Maybe because it does contain some particles of nourishment, chocolate is still considered respectable fare for adults. But the more closely sweets resemble food the more they are disdained by children. They have their own lexicon of heady-scented concoctions like chews and gobstoppers, Flying Saucers and Black Jacks.

Richmal Crompton's William stories perfectly capture that fascination with exotic names and improbable colours and, best of all, the thrill of making a wise spending choice.

"They entered the shop and asked for Giant Humbugs and Golden Nuggets...changed their minds when the Golden Nuggets were on the scales and asked for Lime Lollies...changed their minds when the Lime Lollies were on the scales and asked for Treacle Dabs... and were summarily ejected by the exasperated shopkeeper while in the act of changing their minds yet again and demanding Pineapple Appetisers."

By another strange twist of fortune, sweets seem to be creeping up-market again with the recent flowering of twee shops on heritage high streets. But they are for adults rather than children, designed to indulge impossible longings to recreate the past.

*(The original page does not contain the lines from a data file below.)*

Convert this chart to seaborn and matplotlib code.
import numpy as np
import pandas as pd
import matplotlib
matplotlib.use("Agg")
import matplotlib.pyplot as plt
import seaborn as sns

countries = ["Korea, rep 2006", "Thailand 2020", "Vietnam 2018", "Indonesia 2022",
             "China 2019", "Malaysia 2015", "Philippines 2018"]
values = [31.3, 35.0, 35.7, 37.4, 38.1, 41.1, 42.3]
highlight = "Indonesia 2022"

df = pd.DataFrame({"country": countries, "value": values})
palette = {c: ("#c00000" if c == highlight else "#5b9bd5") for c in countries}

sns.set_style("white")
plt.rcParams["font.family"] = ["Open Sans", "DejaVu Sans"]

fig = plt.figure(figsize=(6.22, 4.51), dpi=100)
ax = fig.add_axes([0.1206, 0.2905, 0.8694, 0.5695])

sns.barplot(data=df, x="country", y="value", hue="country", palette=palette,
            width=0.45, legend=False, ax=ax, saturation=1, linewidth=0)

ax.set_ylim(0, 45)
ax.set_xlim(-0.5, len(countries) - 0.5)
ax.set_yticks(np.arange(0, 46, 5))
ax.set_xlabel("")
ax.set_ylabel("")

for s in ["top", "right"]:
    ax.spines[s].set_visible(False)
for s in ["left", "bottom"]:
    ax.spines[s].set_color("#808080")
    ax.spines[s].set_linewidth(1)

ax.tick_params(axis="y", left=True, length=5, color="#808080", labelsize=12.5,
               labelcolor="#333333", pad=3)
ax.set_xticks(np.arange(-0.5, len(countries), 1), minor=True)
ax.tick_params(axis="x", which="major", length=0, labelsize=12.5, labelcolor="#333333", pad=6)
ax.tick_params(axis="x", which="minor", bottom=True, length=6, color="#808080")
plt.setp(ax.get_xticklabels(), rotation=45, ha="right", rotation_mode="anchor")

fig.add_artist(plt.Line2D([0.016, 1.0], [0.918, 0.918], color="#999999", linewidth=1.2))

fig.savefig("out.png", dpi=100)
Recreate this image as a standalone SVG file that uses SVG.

You may feel nostalgic for the stab along the jaw at the first shot of an acid drop; the juicy succulence of a pastille; the explosion of sherbet on your tongue; the sheer hedonism of a gobstopper filling your cheeks. . . but these are the absolute sensory joys of childhood.

As our taste buds coarsen and simple ecstasies recede, adults can no longer savour the sensations of sucking and lip-smacking that define the infant condition.

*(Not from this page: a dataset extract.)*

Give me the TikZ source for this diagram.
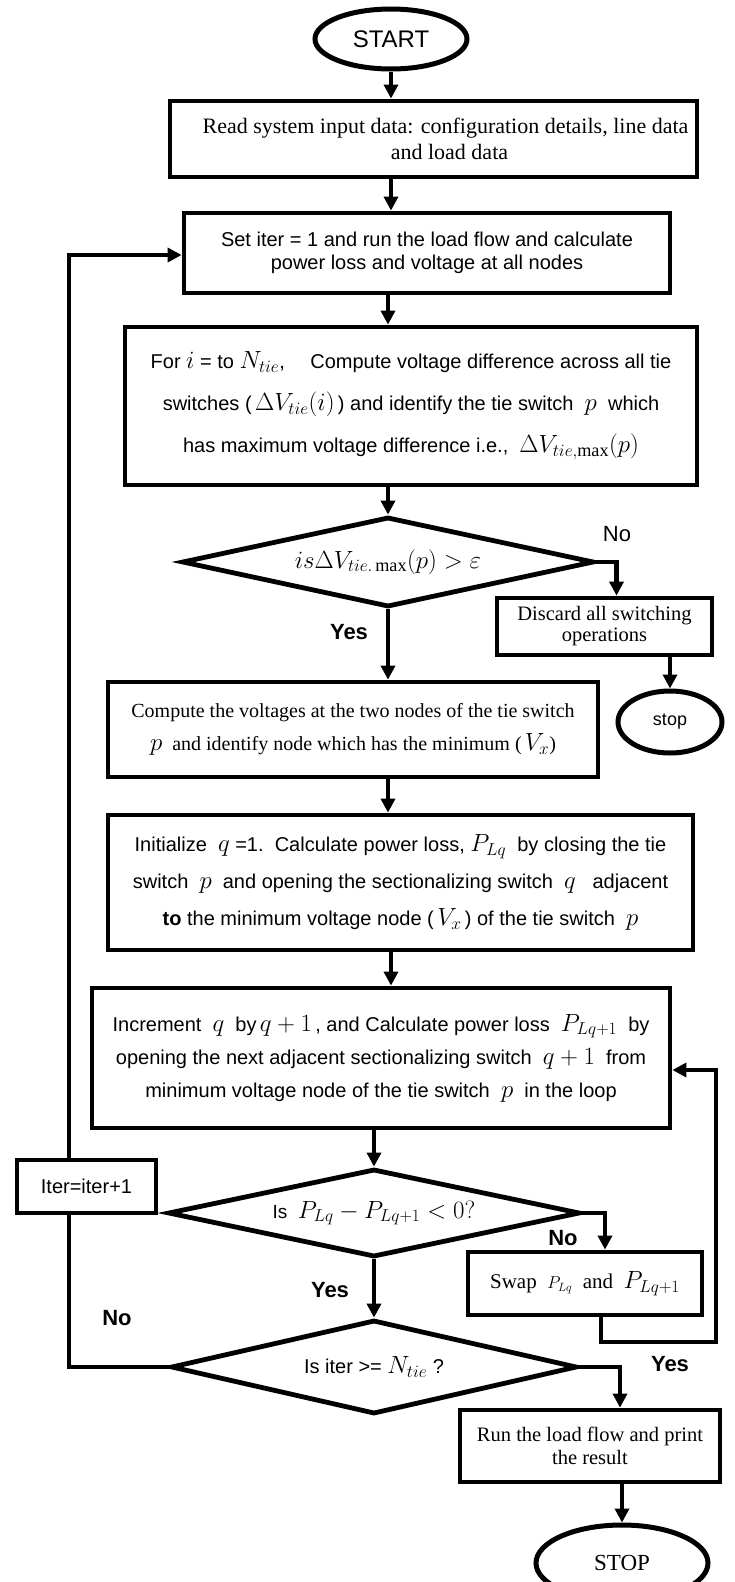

No one knew better than Roald Dahl these seductive, wild pleasures, epitomised in The Giraffe and the Pelly and Me. The characters inherit their own sweetshop, with delicacies from all over the world.

"There were Gumtwizzlers and Fizzwinkles from China, Frothblowers and Spitsizzlers from Africa, Tummytickers and Gobwangles from the Fiji Islands and Liplickers and Plushnuggets from the Land of the Midnight Sun. . . there were Nishnobblers and Gumglotters and Blue Bubblers and sherbet Slurpers and Tongue Rakers, and as well as all this, there was a whole lot of splendid stuff from the great Wonka Factory itself, for example the famous Willy Wonka Rainbow Drops - suck them and you can spit in seven different colours. And his Stickjaw for talkative parents. And his Mint Jujubs that will give the boy next door green teeth for a month."

Dahl's dazzling confectionery defines the whole domain of childhood: the disgusting habits, the otherness, that magical, suspended state of surrealism.

There has always been a strong thread of the surreal in the alchemy of sweet-making. Seaside novelties like rock bacon and eggs and candied false teeth date back to earlier sugar sculptures of gloves and slippers, knives and knots, snails and snakes. In Mexico, the Day of the Dead is celebrated with sugar models of skulls, coffins, skeletons, bones and tombstones. In Sicily, they make sugar models of ballerinas, cowboys, Disney figures.

Even the names of real sweets border on the surreal. Tim Richardson, in Sweets: The History of Temptation, revels in the sounds of forgotten treasures like the Tootsie Roll, Milk Duds, Black Bullets, Zagnuts, Rainbow Crystals, as well as bizarre commemorative items like Gibraltar Rock, Wellington's Pillars, Bonaparte Ribs and Nelson's Balls. Contemporary favourites, according to a cross-section of thriving internet sweet suppliers, include Cherry Lips, Candy Letters, Freaky Fish, Jelly Pythons, Sweet Tobacco and Fizzie Wizzies.

Extravagant names, colourful excess, intoxicating variety - sweets are a model of human inventiveness and exuberance. That's why we should throw off the shackles of religion, repression and joyless disapproval, confiscate the candy from the kids and reclaim it for humanism. What we need now is our own litany of indulgence: silver cant-stoppers to offer to Jehovah's Witnesses at the door; green evolutionary lizards to pass round outside creationist schools; God is Dead comfits and flying pigs with angel wings. Let's glory in our own jelly Popes - to devour head first; our Secular Sizzlers, Rationalist Rock, Enlightenment Mints, Marx Mallows, Freudian Fizzies, Darwin's Delights and AgnoSticks.

And maybe a few acid drops to cool that mounting election fever. Served with a large bag of humbugs.